-------- Given information --------
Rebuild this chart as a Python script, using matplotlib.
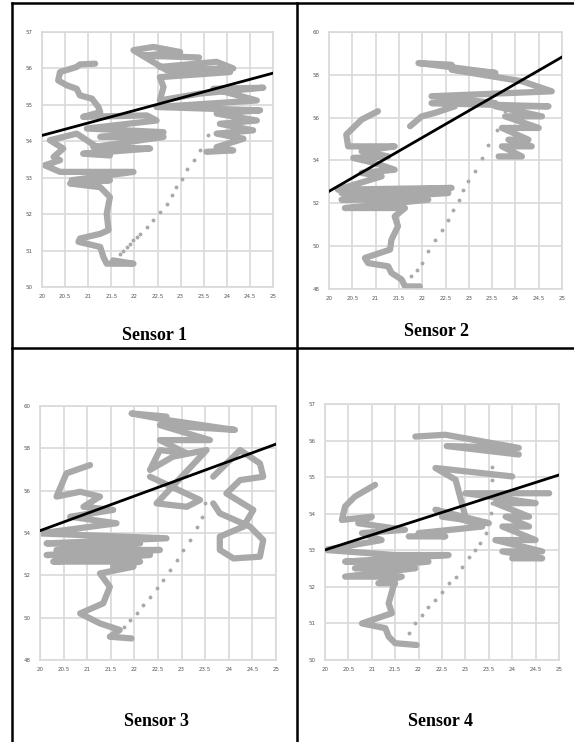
import numpy as np
import matplotlib
matplotlib.use("Agg")
from matplotlib import pyplot as plt
from matplotlib.lines import Line2D

nan = np.nan

# shared x axis (temperature-like scale)
x_ticks = [20.0, 20.5, 21.0, 21.5, 22.0, 22.5, 23.0, 23.5, 24.0, 24.5, 25.0]

# ---- Sensor 1 ----
s1_y_ticks = [50, 51, 52, 53, 54, 55, 56, 57]
s1_path_x = [21.15, 20.82, 20.75, 20.39, 20.35, 20.53, 20.75, 20.82, 21.08, 21.22, 21.26,
             20.89, 22.27, 22.48, 20.97, 22.63, 21.26, 22.63, 21.11, 22.34, 20.89, 21.47,
             20.75, 20.17, 20.46, 20.25, 20.39, 20.06, 20.39, 21.98, 20.64, 21.47, 20.61,
             21.26, 21.47, 21.40, 21.44, 21.26, 20.82, 20.79, 21.26, 21.33, 21.40, 21.98, 21.54,
             nan,
             23.56, 24.14, 23.78, 24.36, 23.78, 24.57, 23.85, 24.65, 23.78, 24.72, 22.48,
             24.65, 23.71, 24.79, 23.42, 22.55, 22.63, 22.55, 24.07, 22.55, 23.78, 24.14,
             22.70, 21.98, 22.41, 22.99, 22.20, 23.40]
s1_path_y = [56.13, 56.11, 56.04, 55.90, 55.67, 55.54, 55.44, 55.26, 55.17, 54.94, 54.80,
             54.67, 54.71, 54.57, 54.35, 54.25, 54.12, 54.12, 53.84, 53.80, 53.66, 53.61,
             54.21, 54.03, 53.80, 53.57, 53.48, 53.34, 53.16, 53.16, 52.93, 52.93, 52.84,
             52.74, 52.47, 52.01, 51.56, 51.46, 51.33, 51.24, 51.10, 50.82, 50.64, 50.64, 50.73,
             nan,
             53.71, 53.75, 53.84, 54.07, 54.21, 54.30, 54.48, 54.57, 54.76, 54.85, 54.94,
             55.12, 55.44, 55.47, 55.31, 55.12, 55.49, 55.76, 55.90, 56.04, 56.18, 56.00,
             55.95, 56.50, 56.59, 56.45, 56.35, 56.30]
s1_dots_x = [21.69, 21.76, 21.83, 21.90, 21.98, 22.05, 22.12, 22.27, 22.41, 22.55, 22.70,
             22.81, 22.91, 23.02, 23.13, 23.28, 23.42, 23.60]
s1_dots_y = [50.91, 51.00, 51.10, 51.19, 51.28, 51.37, 51.46, 51.65, 51.83, 52.06, 52.29,
             52.52, 52.74, 52.97, 53.25, 53.48, 53.75, 54.16]
s1_fit_x = [20.0, 25.0]
s1_fit_y = [54.16, 55.87]

# ---- Sensor 2 ----
s2_y_ticks = [48, 50, 52, 54, 56, 58, 60]
s2_path_x = [21.05, 20.70, 20.37, 20.41, 21.41, 20.70, 21.27, 20.52, 20.98, 21.41, 20.70,
             21.13, 20.19, 22.63, 20.27, 22.56, 20.27, 22.13, 20.34, 21.63, 21.41, 21.48,
             21.34, 21.31, 20.77, 20.84, 21.27, 21.34, 21.56, 21.63, 21.95,
             nan,
             21.74, 21.99, 22.27, 22.70,
             nan,
             23.64, 24.14, 23.71, 24.35, 23.85, 24.28, 23.71, 24.50, 23.78, 24.57, 23.57,
             24.71, 22.20, 23.57, 22.20, 24.78, 24.14, 22.63, 23.57, 21.92, 22.63]
s2_path_y = [56.30, 55.91, 55.21, 54.66, 54.66, 54.43, 54.19, 54.12, 53.88, 53.57, 53.42,
             53.26, 52.64, 52.72, 52.48, 52.48, 52.17, 52.17, 51.78, 51.78, 51.39, 50.93,
             50.30, 49.84, 49.45, 49.21, 49.06, 48.75, 48.44, 48.12, 48.12,
             nan,
             55.60, 56.06, 56.22, 56.53,
             nan,
             54.19, 54.19, 54.66, 54.66, 54.97, 54.97, 55.52, 55.52, 56.06, 56.06, 56.53,
             56.53, 56.68, 56.68, 57.00, 57.23, 57.70, 58.24, 58.09, 58.55, 58.47]
s2_dots_x = [21.77, 21.88, 21.99, 22.13, 22.27, 22.42, 22.56, 22.67, 22.78, 22.88, 22.99,
             23.13, 23.28, 23.42, 23.60, 23.78]
s2_dots_y = [48.59, 48.90, 49.21, 49.76, 50.30, 50.77, 51.24, 51.70, 52.17, 52.64, 53.03,
             53.49, 54.12, 54.74, 55.44, 56.30]
s2_fit_x = [20.0, 25.0]
s2_fit_y = [52.56, 58.83]

# ---- Sensor 3 ----
s3_y_ticks = [48, 50, 52, 54, 56, 58, 60]
s3_path_x = [21.06, 20.56, 20.35, 20.85, 21.27, 20.92, 21.55, 20.64, 21.62, 20.00, 22.68,
             20.14, 22.12, 20.35, 22.54, 20.14, 22.33, 20.28, 22.12, 21.55, 21.98, 21.27,
             21.48, 21.34, 20.85, 21.27, 21.69, 21.48, 21.94,
             nan,
             22.33, 23.39, 23.11, 22.47, 23.53, 22.82, 22.33, 22.54, 23.11, 22.54, 23.60,
             22.54, 24.13, 22.68, 21.94, 22.68,
             nan,
             23.67, 24.24, 24.66, 24.73, 24.24, 23.95, 24.52, 24.31, 23.81, 23.81, 24.10,
             24.66, 24.73, 24.45, 23.81, 23.67]
s3_path_y = [57.21, 56.82, 55.72, 55.95, 55.72, 55.24, 55.09, 54.77, 54.46, 53.98, 53.75,
             53.51, 53.51, 53.20, 53.20, 52.96, 52.96, 52.65, 52.65, 52.41, 52.41, 52.09,
             51.46, 50.68, 50.20, 49.73, 49.42, 49.10, 49.02,
             nan,
             56.66, 55.56, 55.24, 55.40, 57.92, 57.61, 56.98, 57.92, 57.76, 58.39, 58.39,
             59.10, 58.87, 59.34, 59.65, 59.50,
             nan,
             56.66, 57.92, 57.29, 56.66, 56.50, 55.87, 55.09, 54.30, 53.83, 53.20, 52.80,
             52.88, 53.67, 54.30, 54.93, 55.40]
s3_dots_x = [21.77, 21.91, 22.05, 22.19, 22.33, 22.47, 22.61, 22.75, 22.90, 23.04, 23.18,
             23.32, 23.43, 23.50]
s3_dots_y = [49.57, 49.89, 50.20, 50.60, 50.99, 51.39, 51.78, 52.25, 52.72, 53.20, 53.67,
             54.30, 54.77, 55.40]
s3_fit_x = [20.0, 25.0]
s3_fit_y = [54.11, 58.20]

# ---- Sensor 4 ----
s4_y_ticks = [50, 51, 52, 53, 54, 55, 56, 57]
s4_path_x = [21.07, 20.64, 20.43, 20.36, 21.00, 20.71, 21.71, 20.79, 21.21, 20.00, 21.50,
             22.64, 20.43, 22.21, 20.64, 21.93, 20.43, 21.64, 21.14, 21.50, 21.46, 21.36,
             21.43, 20.79, 21.29, 21.36, 21.50, 21.96,
             nan,
             21.79, 22.57, 22.00, 23.36, 22.36, 23.50, 22.50, 23.00, 22.79, 22.36, 24.00,
             nan,
             24.00, 24.64, 23.79, 24.64, 23.64, 24.50, 23.79, 24.36, 23.86, 24.36, 23.64,
             24.50, 23.00, 24.79,
             nan,
             21.93, 22.57, 24.14, 22.60, 24.14]
s4_path_y = [54.79, 54.47, 54.20, 53.83, 53.92, 53.74, 53.56, 53.47, 53.28, 53.01, 52.87,
             52.87, 52.69, 52.69, 52.51, 52.51, 52.28, 52.28, 52.10, 52.10, 52.01, 51.55,
             51.28, 51.00, 50.87, 50.64, 50.46, 50.41,
             nan,
             53.38, 53.38, 53.47, 53.65, 54.11, 53.74, 53.92, 53.92, 54.93, 55.25, 55.02,
             nan,
             52.78, 52.78, 52.97, 52.97, 53.28, 53.28, 53.65, 53.65, 53.92, 53.92, 54.29,
             54.29, 54.56, 54.56,
             nan,
             56.11, 56.16, 55.80, 55.85, 55.62]
s4_dots_x = [21.79, 21.93, 22.07, 22.21, 22.36, 22.50, 22.64, 22.79, 22.93, 23.07, 23.21,
             23.32, 23.43, 23.50, 23.54, 23.57, 23.57, 23.57, 23.57]
s4_dots_y = [50.73, 51.00, 51.23, 51.46, 51.64, 51.87, 52.10, 52.28, 52.55, 52.83, 53.01,
             53.19, 53.47, 53.74, 54.01, 54.29, 54.56, 54.93, 55.29]
s4_fit_x = [20.0, 25.0]
s4_fit_y = [53.01, 55.06]

sensors = [
    ("Sensor 1", s1_y_ticks, s1_path_x, s1_path_y, s1_dots_x, s1_dots_y, s1_fit_x, s1_fit_y),
    ("Sensor 2", s2_y_ticks, s2_path_x, s2_path_y, s2_dots_x, s2_dots_y, s2_fit_x, s2_fit_y),
    ("Sensor 3", s3_y_ticks, s3_path_x, s3_path_y, s3_dots_x, s3_dots_y, s3_fit_x, s3_fit_y),
    ("Sensor 4", s4_y_ticks, s4_path_x, s4_path_y, s4_dots_x, s4_dots_y, s4_fit_x, s4_fit_y),
]

# axes boxes (figure fractions) and title anchor points
boxes = [(0.0732, 0.6132, 0.4024, 0.3437),
         (0.5732, 0.6105, 0.4059, 0.3464),
         (0.0697, 0.1105, 0.4111, 0.3423),
         (0.5662, 0.1105, 0.4077, 0.3450)]
title_pos = [(0.270, 0.5485), (0.7596, 0.5526), (0.2718, 0.027), (0.7666, 0.027)]

gray = "#a9a9a9"
grid = "#d9d9d9"

fig = plt.figure(figsize=(5.74, 7.42), dpi=100)

for (name, yt, px, py, dx, dy, fx, fy), box, tp in zip(sensors, boxes, title_pos):
    ax = fig.add_axes(box)
    ax.plot(px, py, color=gray, lw=4.5, solid_capstyle="round", solid_joinstyle="round", zorder=2)
    ax.plot(dx, dy, "o", color=gray, ms=2.8, mew=0, zorder=2)
    ax.plot(fx, fy, color="black", lw=2, zorder=3)
    ax.set_xlim(x_ticks[0], x_ticks[-1])
    ax.set_ylim(yt[0], yt[-1])
    ax.set_xticks(x_ticks)
    ax.set_xticklabels([f"{v:g}" for v in x_ticks])
    ax.set_yticks(yt)
    ax.set_yticklabels([f"{v:g}" for v in yt])
    ax.grid(True, color=grid, lw=1.2)
    ax.set_axisbelow(True)
    for sp in ax.spines.values():
        sp.set_color(grid)
        sp.set_linewidth(1.2)
    ax.tick_params(axis="both", length=0, labelsize=4, labelcolor="#555555")
    ax.tick_params(axis="y", pad=7)
    ax.tick_params(axis="x", pad=5)
    fig.text(tp[0], tp[1], name, ha="center", va="center", fontsize=13,
             fontweight="bold", family="Liberation Serif")

# table borders
for xs, ys in [([0.0209, 1.0], [0.996, 0.996]),
               ([0.0209, 0.0209], [0.0, 0.996]),
               ([0.5174, 0.5174], [0.0, 0.996]),
               ([0.0209, 1.0], [0.531, 0.531])]:
    fig.add_artist(Line2D(xs, ys, transform=fig.transFigure, color="black", lw=1.8))

fig.savefig("out.png", dpi=100)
--------
* _What you are asked to do_
Copy exactly the lines running from the beginning of the listing through the line that has "24.0, 24.5, 25.0]". Drop the pictures.

* _Answer to the exercise_
Rebuild this chart as a Python script, using matplotlib.
import numpy as np
import matplotlib
matplotlib.use("Agg")
from matplotlib import pyplot as plt
from matplotlib.lines import Line2D

nan = np.nan

# shared x axis (temperature-like scale)
x_ticks = [20.0, 20.5, 21.0, 21.5, 22.0, 22.5, 23.0, 23.5, 24.0, 24.5, 25.0]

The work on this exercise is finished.